Question

In K[Cr(H\(_2\)O)\(_6\)](C\(_2\)O\(_4\))\(_2\)] .3H\(_2\)O, the spin only magnetic moment of Cr\(^3\) ion is

• A. 2.87 B.M.
• B. 3.87 B.M.
• C. 3.47 B.M.
• D. 4.89 B.M.

Hint:

The spin-only magnetic moment is calculated using the formula \( \mu = \sqrt{n(n+2)} \) where \( n \) is the number of unpaired electrons.

Answer 1

The Correct Option is B

We are given the compound \( \text{K[Cr(H}_2\text{O})_6](\text{C}_2\text{O}_4)_2] \cdot 3\text{H}_2\text{O} \) where Cr is in the +3 oxidation state. The magnetic moment is determined by the formula: \[ \mu = \sqrt{n(n+2)} \, \text{B.M.} \] where \( n \) is the number of unpaired electrons in the Cr\(^3\) ion.
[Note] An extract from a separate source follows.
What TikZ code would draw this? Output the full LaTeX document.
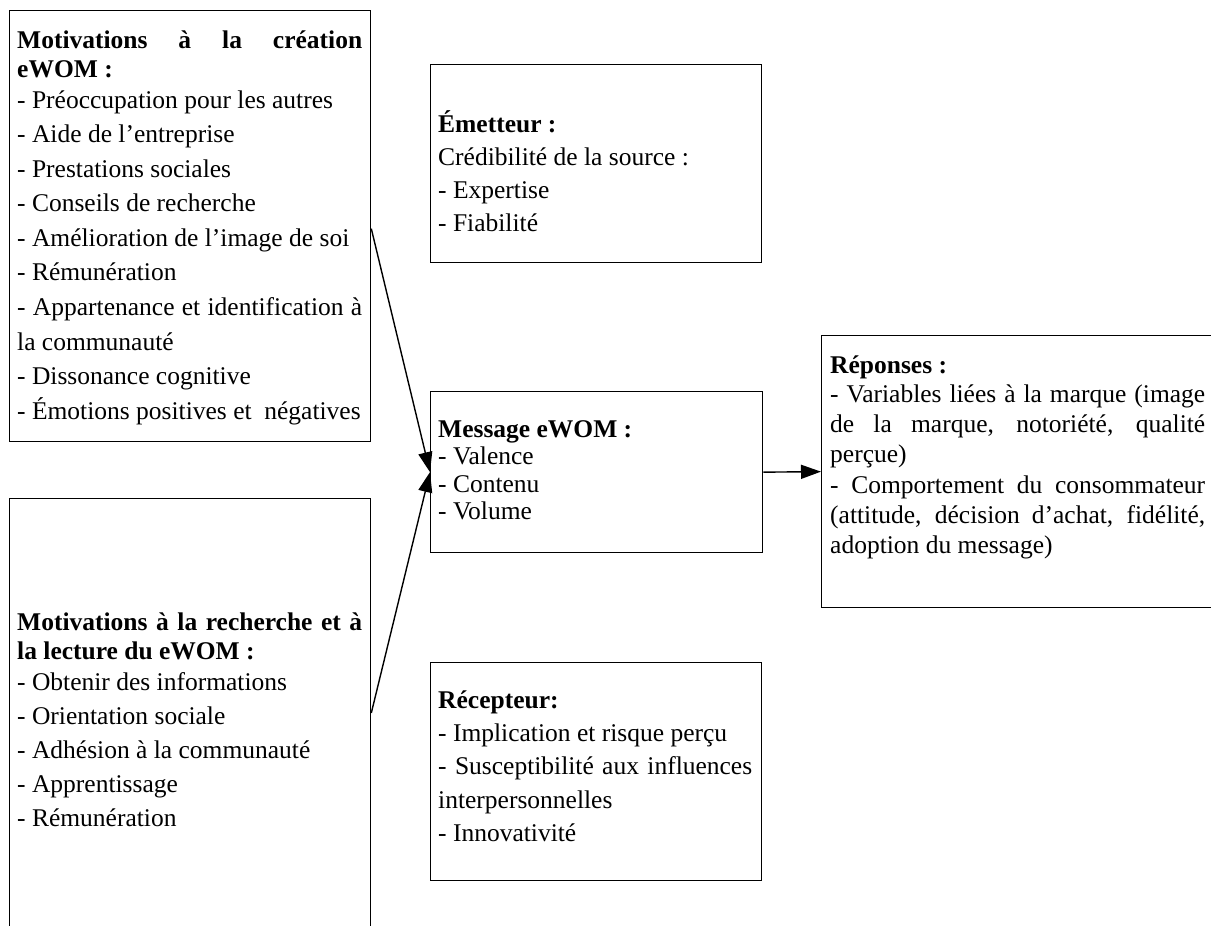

For Cr\(^3+\) (which is \( d^3 \)), there are 3 unpaired electrons, so: \[ n = 3 \] Substitute the value of \( n \) into the formula: \[ \mu = \sqrt{3(3+2)} = \sqrt{3 \times 5} = \sqrt{15} = 3.87 \, \text{B.M.} \] Thus, the spin-only magnetic moment of Cr\(^3+\) ion is 3.87 B.M.